There is no authority in point to the contrary.1 There are a number of Texas cases, stemming from Martin v. McAllister, 94 Tex. 567, 63 S.W. 624, 56 L.R.A. 585, holding that the proceeds of insurance on the life of a husband or a wife payable to the other do not at the death of the insured fall into the community. The court gives as the reason that such proceeds arise only on the death of the spouse, which terminates the community, and are not property “acquired by either the husband or wife during marriage” so as to be community property within the statute defining it. Revised Civil Statutes, Art. 4619, subd. 1, Vernon’s Ann.Civ.St. art. 4619, subd. 1. Where policies, as these do, provide for a contractual cash surrender value, the community is not dissolved by death before the right can mature. The right is a property fully acquired during the existence of the community, the money can be called in at any time.
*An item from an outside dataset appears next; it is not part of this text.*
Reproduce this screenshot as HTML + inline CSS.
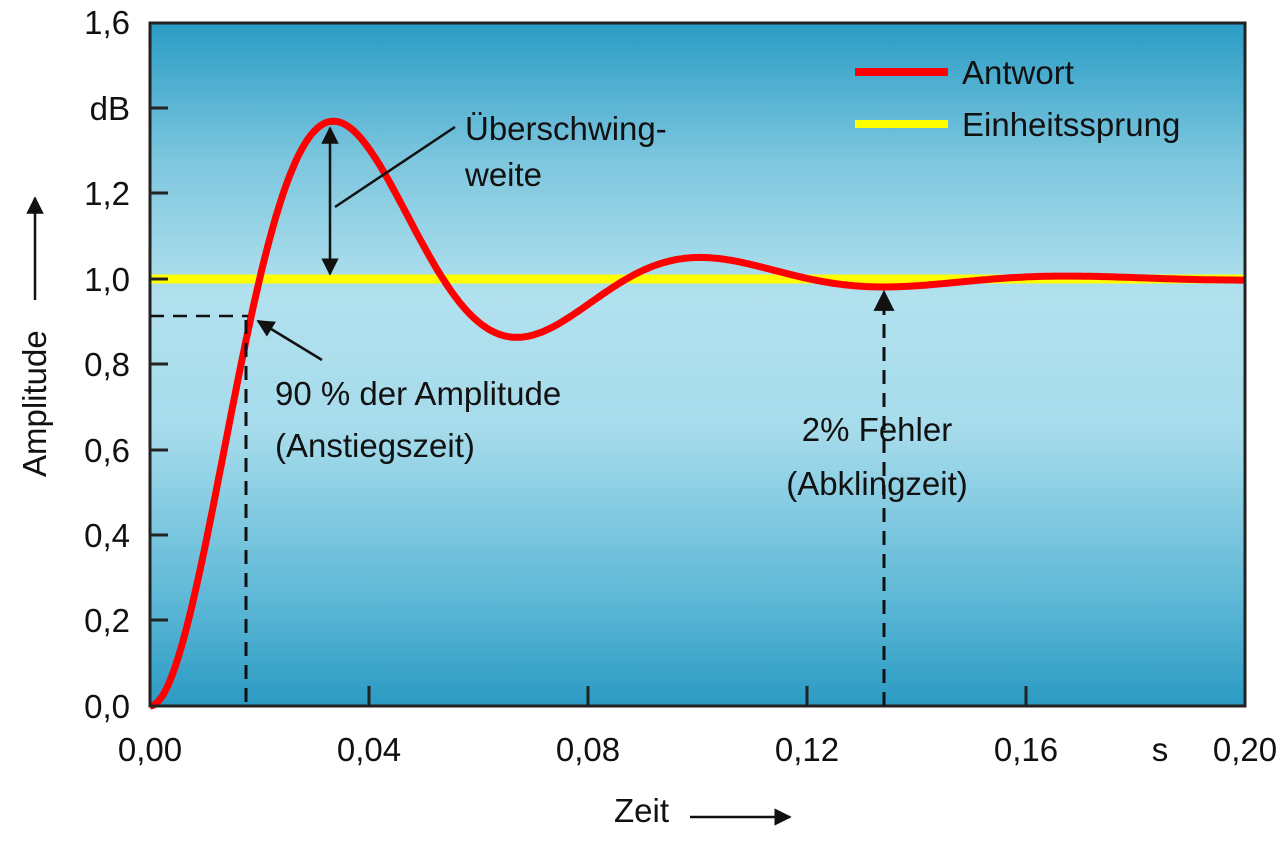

That is why it has a present tangible value — resembling, I repeat, a savings account. I do not think the case of Fain v. Fain, Tex.Civ.App., 93 S.W.2d 1226, which dealt with a settlement in a divorce case, ought to control this case where there is no divorce but the community continues. The Fain case is by an inferior court and was rested on cases which themselves dealt with the proceeds of insurance, not with cash surrender values, and which went largely on the idea that in case of divorce, as in case of death, the community was ended and the wife had no further insurable interest in her husband’s life. Here the United States are taxing the transfer of a present right to collect at will $36,485, *492neither death nor divorce nor the proceeds of insurance being involved. It seems to me that the right belongs to the community, that the community gave it away, that the community was made poorer by parting with it, and the community owes the tax on the transfer of this right.

 In Louisiana the view has been taken that the community owns the cash surrender value. Tulane Law Review, Vol. XIII, p. 424.